Sex hormones, chromosomes play a role
Posted at 10:04 AM, Apr 29, 2021
and last updated 2021-04-29 13:04:12-04

SAN DIEGO (KGTV) — As more Americans get immunized with the COVID-19 vaccines, there’s a clear trend emerging: women are experiencing more severe side effects.

Women submitted 78.7 percent of the side effect reports to the Centers for Disease Control and Prevention during the first month of vaccination from Dec. 14 to Jan. 18, the most recent data available. Women got 61.2 percent of the doses in that span.

“I felt like I got hit by a truck,” said Emily Vaccarezza, who said she experienced fever, soreness, and a headache after her second Moderna dose.

She warned her boyfriend, Michael Stewart, to expect similar symptoms the day after his second shot. “I was pleasantly surprised to find that I experienced none of those and was mostly just tired,” he said.

During the first month, women experienced 95 percent of the severe allergic reactions to the mRNA vaccines: 63 of the 66 cases.

And the first 15 cases of severe blood clots with low platelet counts associated with the Johnson and Johnson vaccine were all in women. (This week, the CDC said it was investigating one case involving a man.)

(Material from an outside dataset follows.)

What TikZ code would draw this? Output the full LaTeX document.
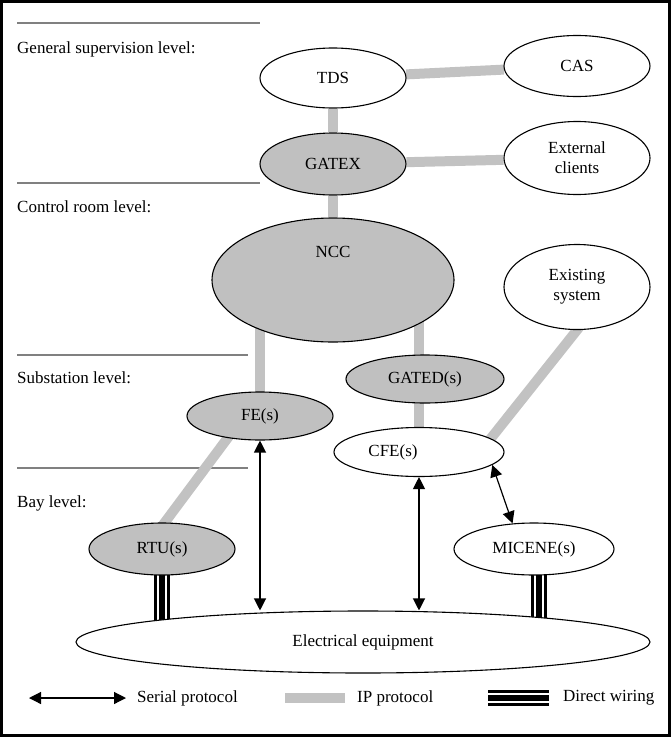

“We've actually known this for a while from studying other vaccines that women do experience more side effects than men overall,” said Dr. Abisola Olulade, a family medicine physician at Sharp Rees-Stealy Medical Group.

This pattern plays out with vaccines against measles, mumps and rubella, yellow fever, Japanese encephalitis, and influenza. In the case of the flu vaccine, women consistently report more side effects than men, sometimes at double or triple the rate.

“There are a lot of potential reasons for this, and one of them is estrogen versus testosterone,” said Dr. Olulade.

Scientists have learned the hormone estrogen makes immune cells work harder, causing more inflammation. The presence of testosterone suppresses this cellular behavior.

“Women have higher levels of estrogen, and that leads to a stronger immune response, and androgens, or testosterone, leads to a weaker immune response,” said Dr. Olulade.

Differences in the immune response are more pronounced after puberty when individuals have higher levels of these hormones, supporting evidence for the theory that these hormones play an important role, Olulade said.

Researchers suspect DNA is also a factor. Women have two X chromosomes. Men have an X and a Y chromosome. That X chromosome contains the code for some of the most important immune-related genes.

“Having that extra X chromosome does lead to increased proteins that are involved in the immune response,” Olulade said.

These sex-based differences aren’t unique to humans. In birds, lizards, and other mammals, females have stronger immune systems than males.

When it’s too strong, the immune system can attack itself; 80 percent of autoimmune diseases occur in women. But it also means women are better protected overall.

“What seems like a downside initially actually is helpful later on,” Olulade said.

Women produce more antibodies after they get a vaccine, twice as many in the case of the flu vaccine, and the coronavirus has hit men much harder. Men who get COVID-19 require intensive care at nearly three times the rate of women.

So remember, Dr. Olulade says, those mild vaccine side effects are a sign the shots are working -- probably a little better in women than men.